Things are gradually becoming rather outrageous. The gist of this post is that Microsoft gives the illusion that OOXML provides legal security and peace of mind, whereas old file formats are very mean, nasty and dangerous.
Needless to say, this mutually-imposed mentality has a lot to do with the forced upgrades strategy, which Microsoft’s business model and cash cow heavily relies on (the “upgrade treadmill” as they call it).
OOXML is All Patents, But Microsoft Lies
It is getting truly tiring and frustrating to see Microsoft luring in people to OOXML promising that software patents would not be an issue, despite the fact that the company keeps filing and applying for them (ping Brian Jones). There are other recent lies, but who we they kidding? Have we not learned from Mono yet? We wrote about this only yesterday. Even Rob Weir (of IBM) has just published a clarification.
But you might say, “Please Rob, you can’t be serious. Who would try to get a patent on laying out a footnote? That just doesn’t happen in the real world.”
But consider for Microsoft’s patent application “Method and computer readable medium for laying out footnotes” (US20060156225A1). I’m not saying that application matches the above feature in the standard, but if it did, is there anyone who will argue that the Open Specification Promise would not apply in this case?
Digital Majority had a nice find about exactly this subject: “Defensive Patents, Other Fairy Tales”

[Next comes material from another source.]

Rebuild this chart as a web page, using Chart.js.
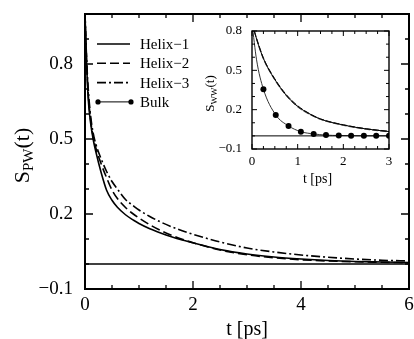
<!DOCTYPE html>
<html>
<head>
<meta charset="utf-8">
<script src="https://cdn.jsdelivr.net/npm/chart.js@4"></script>
<style>
  html, body { margin: 0; padding: 0; background: #fff; }
  #wrap { position: relative; width: 414px; height: 339px; }
  #main { position: absolute; left: 0; top: 0; }
  #inset { position: absolute; left: 195px; top: 22px; }
  #probe { position: absolute; left: -1000px; top: 0; font-family: "Liberation Serif"; }
</style>
</head>
<body>
<div id="probe">0.8 Helix t [ps]</div>
<div id="wrap">
  <canvas id="main" width="414" height="339"></canvas>
  <canvas id="inset" width="205" height="170"></canvas>
</div>
<script>
// ---------- data ----------
const seriesLabels = ['Helix\u22121', 'Helix\u22122', 'Helix\u22123', 'Bulk'];

// main plot: S_PW(t)
const tMain = [0, 0.03, 0.06, 0.1, 0.15, 0.2, 0.3, 0.4, 0.5, 0.6, 0.75, 0.9, 1.0, 1.2, 1.4, 1.6, 1.8, 2.0, 2.5, 3.0, 3.5, 4.0, 4.5, 5.0, 5.5, 6.0];
const helix1Main = [1.0, 0.80, 0.66, 0.57, 0.50, 0.45, 0.365, 0.295, 0.255, 0.227, 0.197, 0.175, 0.162, 0.141, 0.124, 0.109, 0.096, 0.085, 0.058, 0.040, 0.028, 0.020, 0.014, 0.010, 0.008, 0.006];
const helix2Main = [1.0, 0.81, 0.68, 0.585, 0.51, 0.465, 0.40, 0.345, 0.296, 0.262, 0.226, 0.199, 0.184, 0.157, 0.134, 0.115, 0.099, 0.085, 0.056, 0.037, 0.025, 0.017, 0.012, 0.009, 0.007, 0.005];
const helix3Main = [1.0, 0.82, 0.70, 0.60, 0.525, 0.48, 0.42, 0.37, 0.33, 0.30, 0.258, 0.232, 0.216, 0.19, 0.168, 0.149, 0.133, 0.119, 0.088, 0.064, 0.048, 0.036, 0.027, 0.020, 0.015, 0.012];

// inset: S_WW(t)
const tInset = [0, 0.05, 0.1, 0.25, 0.5, 0.75, 1.0, 1.25, 1.5, 2.0, 2.5, 3.0];
const helix1Inset = [0.86, 0.80, 0.74, 0.59, 0.43, 0.31, 0.225, 0.17, 0.128, 0.083, 0.053, 0.033];
const helix2Inset = [0.86, 0.80, 0.735, 0.585, 0.425, 0.305, 0.22, 0.165, 0.125, 0.08, 0.05, 0.03];
const helix3Inset = [0.86, 0.80, 0.745, 0.595, 0.435, 0.315, 0.23, 0.172, 0.13, 0.085, 0.055, 0.035];
const tBulk = [0, 0.1, 0.25, 0.52, 0.8, 1.07, 1.35, 1.62, 1.9, 2.17, 2.45, 2.72, 3.0];
const bulkInset = [0.86, 0.58, 0.356, 0.16, 0.076, 0.032, 0.015, 0.006, 0.003, 0.002, 0.001, 0.001, 0.001];
const bulkMarked = [false, false, true, true, true, true, true, true, true, true, true, true, true];

// tick labels
const xTicksMain = [0, 2, 4, 6];
const yTicksMain = [-0.1, 0.2, 0.5, 0.8];
const xTicksInset = [0, 1, 2, 3];
const yTicksInset = [-0.1, 0.2, 0.5, 0.8];

// ---------- helpers ----------
const SERIF = '"Liberation Serif", "Times New Roman", Times, serif';
const dashes = [[], [9, 4], [9, 3, 2, 3]];
const pts = (xs, ys) => xs.map((x, i) => ({ x: x, y: ys[i] }));
const fmtNum = (v, d) => (v < 0 ? '\u2212' : '') + Math.abs(v).toFixed(d);

function framePlugin(o) {
  return {
    id: 'frame',
    beforeDraw(chart) {
      const { ctx, chartArea: a } = chart;
      ctx.save();
      ctx.fillStyle = '#fff';
      ctx.fillRect(a.left, a.top, a.right - a.left, a.bottom - a.top);
      ctx.restore();
    },
    afterDatasetsDraw(chart) {
      const { ctx, chartArea: a, scales: { x, y } } = chart;
      ctx.save();
      ctx.strokeStyle = '#000';
      ctx.lineWidth = o.zeroWidth;
      const y0 = y.getPixelForValue(0);
      ctx.beginPath(); ctx.moveTo(a.left, y0); ctx.lineTo(a.right, y0); ctx.stroke();
      ctx.lineWidth = o.tickWidth;
      ctx.beginPath();
      const nx = Math.round((x.max - x.min) / o.xMinor);
      for (let i = 0; i <= nx; i++) {
        const v = x.min + i * o.xMinor;
        const major = o.xMajor.some(m => Math.abs(m - v) < 1e-6);
        const len = major ? o.majorLen : o.minorLen;
        const px = x.getPixelForValue(v);
        ctx.moveTo(px, a.bottom); ctx.lineTo(px, a.bottom - len);
        ctx.moveTo(px, a.top); ctx.lineTo(px, a.top + len);
      }
      const ny = Math.round((y.max - y.min) / o.yMinor);
      for (let i = 0; i <= ny; i++) {
        const v = y.min + i * o.yMinor;
        const major = o.yMajor.some(m => Math.abs(m - v) < 1e-6);
        const len = major ? o.majorLen : o.minorLen;
        const py = y.getPixelForValue(v);
        ctx.moveTo(a.left, py); ctx.lineTo(a.left + len, py);
        ctx.moveTo(a.right, py); ctx.lineTo(a.right - len, py);
      }
      ctx.stroke();
      ctx.lineWidth = o.frameWidth;
      ctx.strokeRect(a.left, a.top, a.right - a.left, a.bottom - a.top);
      ctx.restore();
    }
  };
}

function titlePlugin(o) {
  return {
    id: 'titles',
    afterDraw(chart) {
      const { ctx, chartArea: a } = chart;
      ctx.save();
      ctx.fillStyle = '#000';
      ctx.font = o.xSize + 'px ' + SERIF;
      ctx.textAlign = 'center';
      ctx.textBaseline = 'alphabetic';
      ctx.fillText('t [ps]', (a.left + a.right) / 2 + o.xDx, a.bottom + o.xDy);
      const big = o.ySize + 'px ' + SERIF, small = o.subSize + 'px ' + SERIF;
      ctx.font = big; const w1 = ctx.measureText('S').width; const w3 = ctx.measureText('(t)').width;
      ctx.font = small; const w2 = ctx.measureText(o.sub).width;
      const total = w1 + w2 + w3;
      ctx.translate(o.yX, (a.top + a.bottom) / 2 + o.yDy);
      ctx.rotate(-Math.PI / 2);
      ctx.textAlign = 'left';
      let cx = -total / 2;
      ctx.font = big; ctx.fillText('S', cx, 0); cx += w1;
      ctx.font = small; ctx.fillText(o.sub, cx, o.subDrop); cx += w2;
      ctx.font = big; ctx.fillText('(t)', cx, 0);
      ctx.restore();
    }
  };
}

const legendPlugin = {
  id: 'customLegend',
  afterDraw(chart) {
    const { ctx, chartArea: a } = chart;
    const x0 = a.left + 12, x1 = a.left + 45, tx = a.left + 55;
    ctx.save();
    ctx.fillStyle = '#000'; ctx.strokeStyle = '#000';
    ctx.font = '15px ' + SERIF;
    ctx.textBaseline = 'middle';
    seriesLabels.forEach((lab, i) => {
      const yy = a.top + 30 + i * 19.3;
      ctx.beginPath();
      if (i < 3) { ctx.lineWidth = 1.6; ctx.setLineDash(dashes[i]); }
      else { ctx.lineWidth = 1; ctx.setLineDash([]); }
      ctx.moveTo(x0, yy); ctx.lineTo(x1, yy); ctx.stroke();
      ctx.setLineDash([]);
      if (i === 3) {
        [x0 + 1, x1 + 1].forEach(px => { ctx.beginPath(); ctx.arc(px, yy, 2.6, 0, Math.PI * 2); ctx.fill(); });
      }
      ctx.fillText(lab, tx, yy + 1);
    });
    ctx.restore();
  }
};

function axisOpts(min, max, labels, dec, size, pad, fitKey, fitVal) {
  return {
    type: 'linear', min: min, max: max,
    afterBuildTicks: s => { s.ticks = labels.map(v => ({ value: v })); },
    afterFit: s => { s[fitKey] = fitVal; s.paddingLeft = 0; s.paddingRight = 0; s.paddingTop = 0; s.paddingBottom = 0; },
    grid: { display: false, drawTicks: false, tickLength: 0 },
    border: { display: false },
    ticks: {
      padding: pad, color: '#000', autoSkip: false, maxRotation: 0, minRotation: 0,
      font: { family: SERIF, size: size },
      callback: v => fmtNum(v, dec)
    }
  };
}

function build() {
  new Chart(document.getElementById('main'), {
    type: 'line',
    data: {
      datasets: [helix1Main, helix2Main, helix3Main].map((vals, i) => ({
        label: seriesLabels[i],
        data: pts(tMain, vals),
        borderColor: '#000', borderWidth: 1.6, borderDash: dashes[i],
        pointRadius: 0, fill: false, cubicInterpolationMode: 'monotone'
      }))
    },
    options: {
      responsive: false, animation: false, devicePixelRatio: 1,
      layout: { padding: { top: 14, right: 5, left: 0, bottom: 0 } },
      plugins: { legend: { display: false }, tooltip: { enabled: false } },
      scales: {
        x: axisOpts(0, 6, xTicksMain, 0, 19, 5, 'height', 50),
        y: axisOpts(-0.1, 1.0, yTicksMain, 1, 19, 12, 'width', 85)
      }
    },
    plugins: [
      framePlugin({ xMinor: 0.5, xMajor: xTicksMain, yMinor: 0.1, yMajor: yTicksMain, majorLen: 8, minorLen: 4, tickWidth: 1.3, frameWidth: 2, zeroWidth: 1.6 }),
      legendPlugin,
      titlePlugin({ xSize: 20, xDx: 0, xDy: 46, ySize: 22, subSize: 15, sub: 'PW', subDrop: 4, yX: 29, yDy: 4 })
    ]
  });

  const insetDatasets = [helix1Inset, helix2Inset, helix3Inset].map((vals, i) => ({
    label: seriesLabels[i],
    data: pts(tInset, vals),
    borderColor: i === 1 ? '#555' : '#000', borderWidth: 1, borderDash: dashes[i].length ? [6, 2] : [],
    pointRadius: 0, fill: false, cubicInterpolationMode: 'monotone'
  }));
  insetDatasets.push({
    label: seriesLabels[3],
    data: pts(tBulk, bulkInset),
    borderColor: '#333', borderWidth: 1,
    pointRadius: bulkMarked.map(m => m ? 3 : 0),
    pointBackgroundColor: '#000', pointBorderColor: '#000', pointBorderWidth: 0,
    fill: false, cubicInterpolationMode: 'monotone'
  });

  new Chart(document.getElementById('inset'), {
    type: 'line',
    data: { datasets: insetDatasets },
    options: {
      responsive: false, animation: false, devicePixelRatio: 1,
      layout: { padding: { top: 9, right: 11, left: 0, bottom: 0 } },
      plugins: { legend: { display: false }, tooltip: { enabled: false } },
      scales: {
        x: axisOpts(0, 3, xTicksInset, 0, 13, 5, 'height', 43),
        y: axisOpts(-0.1, 0.8, yTicksInset, 1, 13, 10, 'width', 57)
      }
    },
    plugins: [
      framePlugin({ xMinor: 0.25, xMajor: xTicksInset, yMinor: 0.1, yMajor: yTicksInset, majorLen: 5, minorLen: 3, tickWidth: 1, frameWidth: 1.4, zeroWidth: 1 }),
      titlePlugin({ xSize: 14, xDx: -3, xDy: 33.5, ySize: 13, subSize: 9, sub: 'WW', subDrop: 3, yX: 19, yDy: 3.5 })
    ]
  });
}

if (document.fonts && document.fonts.load) {
  Promise.all([
    document.fonts.load('15px "Liberation Serif"'),
    document.fonts.load('19px "Liberation Serif"')
  ]).then(build, build);
} else {
  build();
}
</script>
</body>
</html>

“Defensive patents” make as much sense as leaving a loaded gun around the house. Like a home robbery, it is more likely it will be used against the home owner then the intruder.
These could soon become guns for the toddlers (or Acacia [1, 2, 3, 4, 5, 6, 7, 8, 9, 10, 11]) to pull out of the parents’ drawer, no? Remember the analogy that we used quite recently. Those patents, just like a gun, are also likely to be used offensively whenever threatened, cornered, or angry. “Defensive patent” excuses are akin to “pledges not to sue,” none of which is a binding legal contract.
Forcefeeding OOXML: Case Revisited
Russell appears to have just elaborated on an older story about Microsoft using security excuses to 'punish' those who do not upgrade to the 'latest and greatest' version of Microsoft Office. Microsoft tried to deny some of this, but not enough people were foolish enough to buy the excuses.
Here is the article.
With the blink of a 117 MB download (and an even lengthier installation process), Office users will no longer be able to open files in 24 older file formats. That means users – citizens, government employees, small business owners, etc. – will not be able to open their own documents saved in file formats used by Corel (Wordperfect), Lotus, and most versions of MS Office products before 2000. Instead, users will see the not-so-user-friendly statement below:
“You are attempting to open a file type that is blocked by your registry policy setting.”
When a user attempts to open one of these older files, they will receive the above in a dialog box and no alternative actions are given to help users get access to their information in these “blocked” files.
Unlike Palamida, for example, Microsoft is contantly selling us fear. We saw this with software patents (legal security) and we are seeing it with OOXML (computer security). It is commonly claimed that fear is the most powerful motivator/driver known to human kind. Exploiting it (or “capitalising on it”) is the lowest form of marketing techniques.